You see, if things get so bad between you and a tenant that you need to take them to court over rent and late fees, an excessive late fee prescription in your lease form will work against you.
Most courts already tend to rule in favor of tenants in such cases. When you hit them with a late fee that also makes you look like your first name should be Ebenezer… well, let’s just say it won’t be good for you.
4) Failing State Regulations on Security Deposits
Yes, this is another of the failures to consider state laws that happen so often they need their own entry in this list.
Some states in the country actually don’t have laws relating to the use or return of security deposits. However, some do — and you need to check what those are for your location before writing anything about security deposits in your lease form.
In particular, find out for what you can use a security deposit in your state. Find out too if there are rules on how you use it, e.g. if you need a record of all payments and the like.
Be sure to include those notes in your lease form afterwards, to make things clear to your tenant. That way, you can’t be faulted either for non-disclosure.
5) Not Asking for a Cosigner
Generally speaking, it’s best to have a lease form that mandates a cosigner.
Of course, that wouldn’t be necessary if you have the perfect tenant. Someone who always pays rent on time, never damages the property, never causes a disturbance, etc.
But the perfect tenant is very hard if not impossible to find. That’s why it’s best for landlords to be safe by asking tenants to have cosigners on their lease form.
That way, the landlord has someone to turn to for redress if the tenant finds himself in a position where he can no longer pay owed rent. The same is true for damage to the property that requires payment to repair.
6) Vagueness over Tenant Responsibilities
You don’t want to be vague in this part of the lease form because it can lead to misunderstandings or even conflict later.
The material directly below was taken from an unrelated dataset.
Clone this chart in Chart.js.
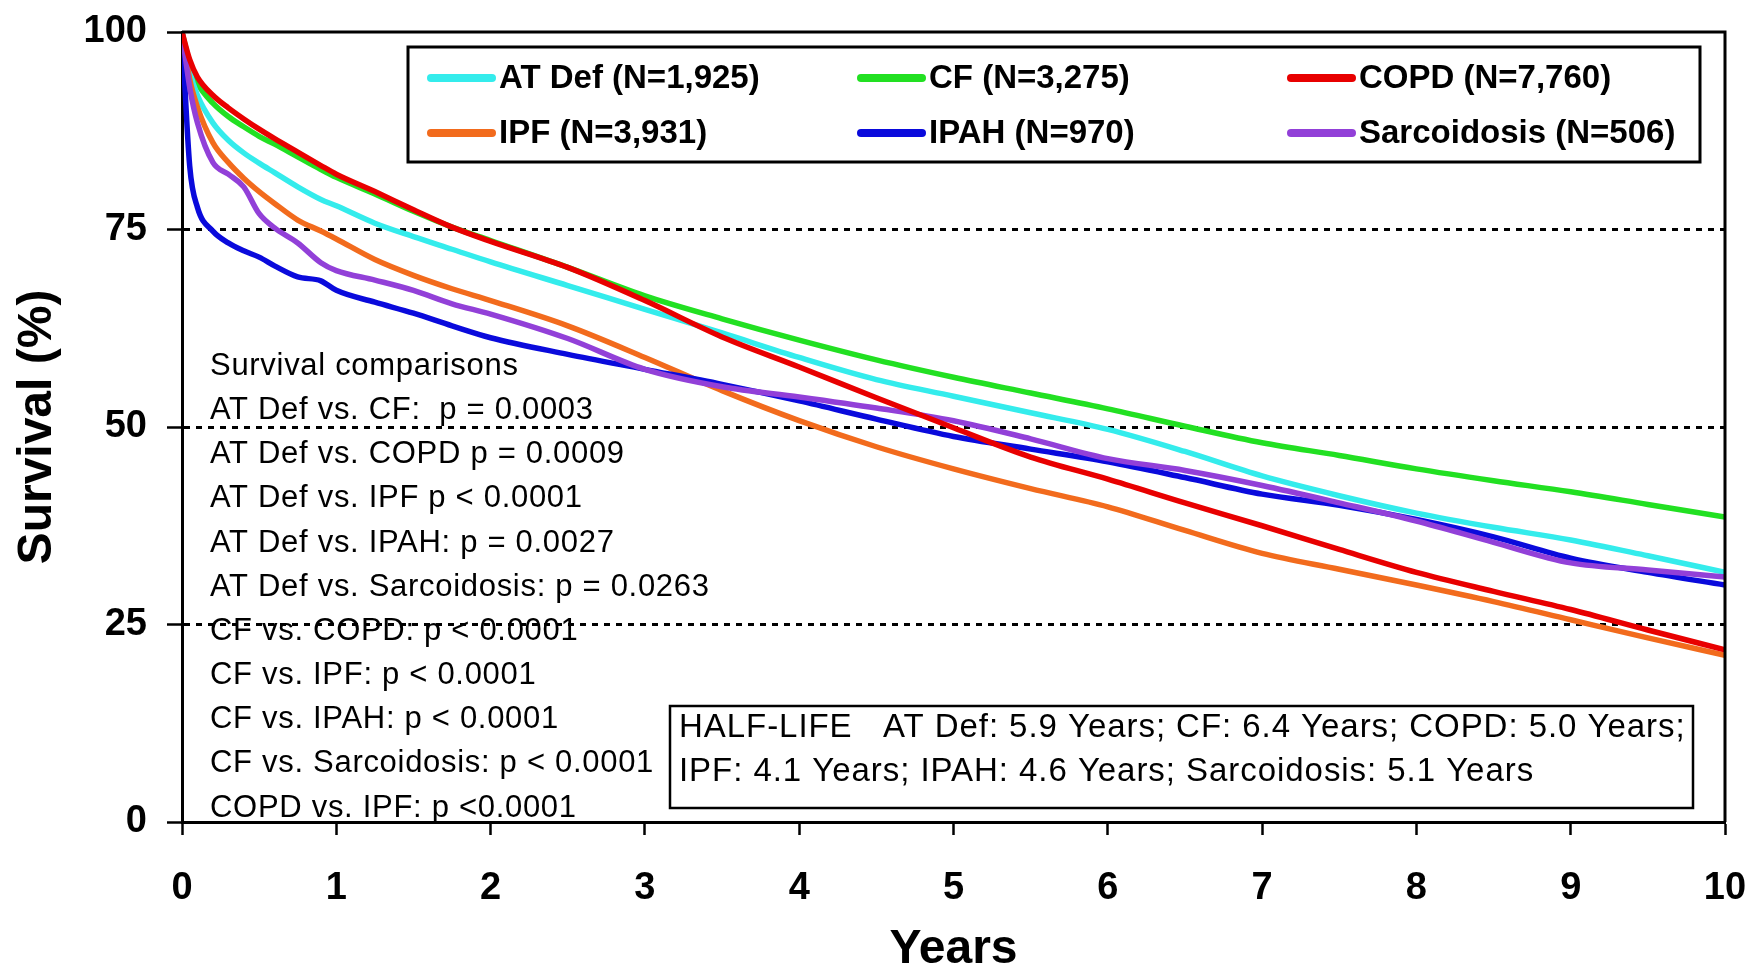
<!DOCTYPE html>
<html>
<head>
<meta charset="utf-8">
<script src="https://cdn.jsdelivr.net/npm/chart.js@4.4.1/dist/chart.umd.min.js"></script>
<style>
html,body{margin:0;padding:0;background:#fff;}
#wrap{position:relative;width:1752px;height:971px;}
</style>
</head>
<body>
<div id="wrap"><canvas id="c" width="1752" height="971"></canvas></div>
<script>
// ---- data ----
const years = [0, 0.05, 0.1, 0.2, 0.3, 0.4, 0.5, 0.6, 0.75, 0.9, 1, 1.25, 1.5, 1.75, 2, 2.5, 3, 3.5, 4, 4.5, 5, 5.5, 6, 6.5, 7, 7.5, 8, 8.5, 9, 9.5, 10];
const atDef = [100, 95, 92, 88.5, 86.3, 84.7, 83.4, 82.2, 80.4, 78.8, 78, 75.8, 74.1, 72.5, 70.9, 67.9, 64.9, 61.9, 58.8, 56.0, 53.9, 51.8, 49.7, 46.9, 43.8, 41.3, 39.1, 37.3, 35.7, 33.7, 31.6];
const cf = [100, 96, 93.5, 91, 89.3, 88, 86.8, 85.8, 84.2, 82.6, 81.6, 79.5, 77.3, 75.3, 73.6, 70.2, 66.6, 63.7, 61.0, 58.5, 56.3, 54.3, 52.3, 50.1, 48.0, 46.4, 44.7, 43.2, 41.8, 40.2, 38.6];
const copd = [100, 96.5, 94.3, 92, 90.4, 89, 87.7, 86.5, 84.8, 83.1, 82, 79.8, 77.5, 75.3, 73.5, 70.2, 66.0, 61.4, 57.6, 53.7, 49.9, 46.2, 43.4, 40.4, 37.5, 34.5, 31.6, 29.2, 26.9, 24.3, 21.8];
const ipf = [100, 94, 90.5, 86, 83.5, 81.5, 79.8, 78.3, 76.2, 74.8, 73.8, 71.2, 69.2, 67.5, 66.0, 62.8, 58.8, 54.6, 50.8, 47.5, 44.7, 42.2, 39.9, 36.9, 34.0, 32.0, 30.0, 27.9, 25.6, 23.3, 21.1];
const ipah = [100, 83, 77.8, 74.8, 73.3, 72.3, 71.5, 70.4, 69.0, 68.5, 67.3, 65.8, 64.4, 62.8, 61.3, 59.2, 57.3, 55.4, 53.3, 51.0, 48.8, 47.2, 45.6, 43.6, 41.5, 40.1, 38.3, 36.1, 33.4, 31.6, 30.0];
const sarc = [100, 93, 88.5, 83.5, 82.0, 80.4, 77.0, 75.2, 73.3, 70.8, 69.8, 68.6, 67.3, 65.6, 64.3, 61.2, 57.3, 55.1, 53.8, 52.4, 50.8, 48.5, 46.0, 44.5, 42.6, 40.4, 38.1, 35.4, 32.8, 31.9, 31.0];

const seriesLabels = ['AT Def (N=1,925)', 'CF (N=3,275)', 'COPD (N=7,760)', 'IPF (N=3,931)', 'IPAH (N=970)', 'Sarcoidosis (N=506)'];
const yTickValues = [0, 25, 50, 75, 100];
const xTickValues = [0, 1, 2, 3, 4, 5, 6, 7, 8, 9, 10];
const dottedLevels = [25, 50, 75];
const comparisons = [
  'Survival comparisons',
  'AT Def vs. CF:  p = 0.0003',
  'AT Def vs. COPD p = 0.0009',
  'AT Def vs. IPF p < 0.0001',
  'AT Def vs. IPAH: p = 0.0027',
  'AT Def vs. Sarcoidosis: p = 0.0263',
  'CF vs. COPD: p < 0.0001',
  'CF vs. IPF: p < 0.0001',
  'CF vs. IPAH: p < 0.0001',
  'CF vs. Sarcoidosis: p < 0.0001',
  'COPD vs. IPF: p <0.0001'
];
const halfLife = [
  'HALF-LIFE   AT Def: 5.9 Years; CF: 6.4 Years; COPD: 5.0 Years;',
  'IPF: 4.1 Years; IPAH: 4.6 Years; Sarcoidosis: 5.1 Years'
];

// ---- styles ----
const FONT = "'Liberation Sans', Arial, Helvetica, sans-serif";
const colors = ['#34ECEC', '#22E022', '#E80000', '#F26B1D', '#0A0ADC', '#9240D8'];
const drawOrder = [4, 5, 0, 3, 2, 1];
const seriesValues = [atDef, cf, copd, ipf, ipah, sarc];

const datasets = seriesValues.map((vals, i) => ({
  label: seriesLabels[i],
  data: years.map((yr, k) => ({x: yr, y: vals[k]})),
  borderColor: colors[i],
  backgroundColor: colors[i],
  borderWidth: 5.5,
  pointRadius: 0,
  fill: false,
  cubicInterpolationMode: 'monotone',
  order: drawOrder[i]
}));

const annotationsPlugin = {
  id: 'annots',
  beforeDraw(chart) {
    const {ctx, chartArea: a} = chart;
    ctx.save();
    ctx.fillStyle = '#000';
    ctx.font = '31px ' + FONT;
    ctx.letterSpacing = '0.7px';
    ctx.textBaseline = 'middle';
    ctx.textAlign = 'left';
    comparisons.forEach((t, i) => {
      ctx.fillText(t, a.left + 28, a.top + 334.5 + i * 44.15);
    });
    ctx.restore();
  },
  afterDraw(chart) {
    const {ctx, chartArea: a} = chart;
    ctx.save();
    // frame (top & right)
    ctx.strokeStyle = '#000';
    ctx.lineWidth = 3;
    ctx.beginPath();
    ctx.moveTo(a.left, a.top);
    ctx.lineTo(a.right, a.top);
    ctx.lineTo(a.right, a.bottom);
    ctx.stroke();

    // legend box
    const lx = a.left + 226, ly = a.top + 15, lw = 1292, lh = 115;
    ctx.fillStyle = '#fff';
    ctx.fillRect(lx, ly, lw, lh);
    ctx.lineWidth = 3;
    ctx.strokeRect(lx, ly, lw, lh);
    const colX = [20, 450, 880];
    const rowY = [31, 86];
    ctx.font = 'bold 33px ' + FONT;
    ctx.textBaseline = 'middle';
    ctx.textAlign = 'left';
    chart.data.datasets.forEach((ds, i) => {
      const cx = lx + colX[i % 3];
      const cy = ly + rowY[Math.floor(i / 3)];
      ctx.strokeStyle = ds.borderColor;
      ctx.lineWidth = 8;
      ctx.lineCap = 'round';
      ctx.beginPath();
      ctx.moveTo(cx + 3, cy);
      ctx.lineTo(cx + 64, cy);
      ctx.stroke();
      ctx.fillStyle = '#000';
      ctx.fillText(ds.label, cx + 71, cy + 1);
    });

    // half-life box
    const hx = a.left + 488, hy = a.top + 674, hw = 1023, hh = 102;
    ctx.fillStyle = '#fff';
    ctx.fillRect(hx, hy, hw, hh);
    ctx.strokeStyle = '#000';
    ctx.lineWidth = 2.5;
    ctx.lineCap = 'butt';
    ctx.strokeRect(hx, hy, hw, hh);
    ctx.fillStyle = '#000';
    ctx.font = '33px ' + FONT;
    ctx.letterSpacing = '0.95px';
    ctx.fillText(halfLife[0], hx + 9, hy + 22);
    ctx.fillText(halfLife[1], hx + 9, hy + 66);
    ctx.restore();
  }
};

new Chart(document.getElementById('c'), {
  type: 'line',
  data: {datasets},
  options: {
    responsive: false,
    animation: false,
    devicePixelRatio: 1,
    layout: {padding: {top: 32, right: 27, left: 0, bottom: 0}},
    plugins: {legend: {display: false}, tooltip: {enabled: false}},
    scales: {
      x: {
        type: 'linear',
        min: 0, max: 10,
        afterBuildTicks: s => { s.ticks = xTickValues.map(v => ({value: v})); },
        afterFit: s => { s.height = 149; s.paddingLeft = 0; s.paddingRight = 0; },
        ticks: {color: '#000', font: {family: FONT, size: 38, weight: 'bold'}, padding: 31, maxRotation: 0},
        grid: {drawOnChartArea: false, drawTicks: true, tickLength: 13, tickColor: '#000', tickWidth: 2.5},
        border: {color: '#000', width: 3},
        title: {display: true, text: 'Years', color: '#000', font: {family: FONT, size: 48, weight: 'bold', lineHeight: 0.9}, padding: 0}
      },
      y: {
        min: 0, max: 100,
        afterBuildTicks: s => { s.ticks = yTickValues.map(v => ({value: v})); },
        afterFit: s => { s.width = 182; s.paddingTop = 0; s.paddingBottom = 0; },
        ticks: {color: '#000', font: {family: FONT, size: 38, weight: 'bold'}, padding: 20},
        grid: {
          color: c => dottedLevels.includes(c.tick && c.tick.value) ? '#000' : 'rgba(0,0,0,0)',
          lineWidth: 3,
          tickLength: 15, tickColor: '#000', tickWidth: 2.5
        },
        border: {color: '#000', width: 3, dash: [6, 6]},
        title: {display: true, text: 'Survival (%)', color: '#000', font: {family: FONT, size: 48, weight: 'bold', lineHeight: 1.2}, padding: {top: 9, bottom: 0}}
      }
    }
  },
  plugins: [annotationsPlugin]
});
</script>
</body>
</html>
Make sure to tell tenants exactly what’s expected of them.
For example, if a tenant breaks a window due to his own activities in the leased unit, he should be responsible for its repair and replacement. But don’t assume that’s understood immediately.
In fact, don’t assume that anything’s “understood”. Make sure it’s spelled out in your lease form instead.
Tell tenants what areas they’re responsible for cleaning and keeping in good condition, for example. Tell them too what parts of the property you’ll repair if broken and under what circumstances.
7) Failure to Specify Renewal Terms
Even if leases are long-term tenancies, there’s always the possibility that your tenant wants to renew them and take on another lease at the end of the term.
To make things easier for you both, you should specify renewal terms for the lease in your lease form.
For example, state in the lease form that tenants need to confirm intent of renewal at least 60 days before the end of the present lease if they want to stay longer.
That helps you because it means you won’t waste time advertising for new tenants then. It also prevents them from missing out on a renewal option because you’ve already agreed to take on a new tenant for the property by the end of their lease.
You may also note in your lease form that the lease is auto-renewing unless the tenant indicates he wishes it to be otherwise at least 30 days before the end of the current term.
Final Thoughts on Common Lease Form Mistakes
Today, you learned about the most common mistakes new landlords make when writing or preparing a lease form. These mistakes may become the source of confusion or even legal squabbles between landlords and tenants later on.
This is why it pays to ensure that they can’t be found anywhere on your own lease form. Let’s go over them again quickly, just to recap:
- Ignoring the local laws relating to rental or leased properties.
- Violating state laws on privacy in particular.
- Prescribing unreasonable late fees to your tenants in your lease form.
- Failing to observe local regulations on how to use, collect, or return security deposits.
- Not asking for a cosigner on your lease form.
- Being vague over the responsibilities of tenants in your lease form.
- Failing to specify the terms under which the lease may be renewed.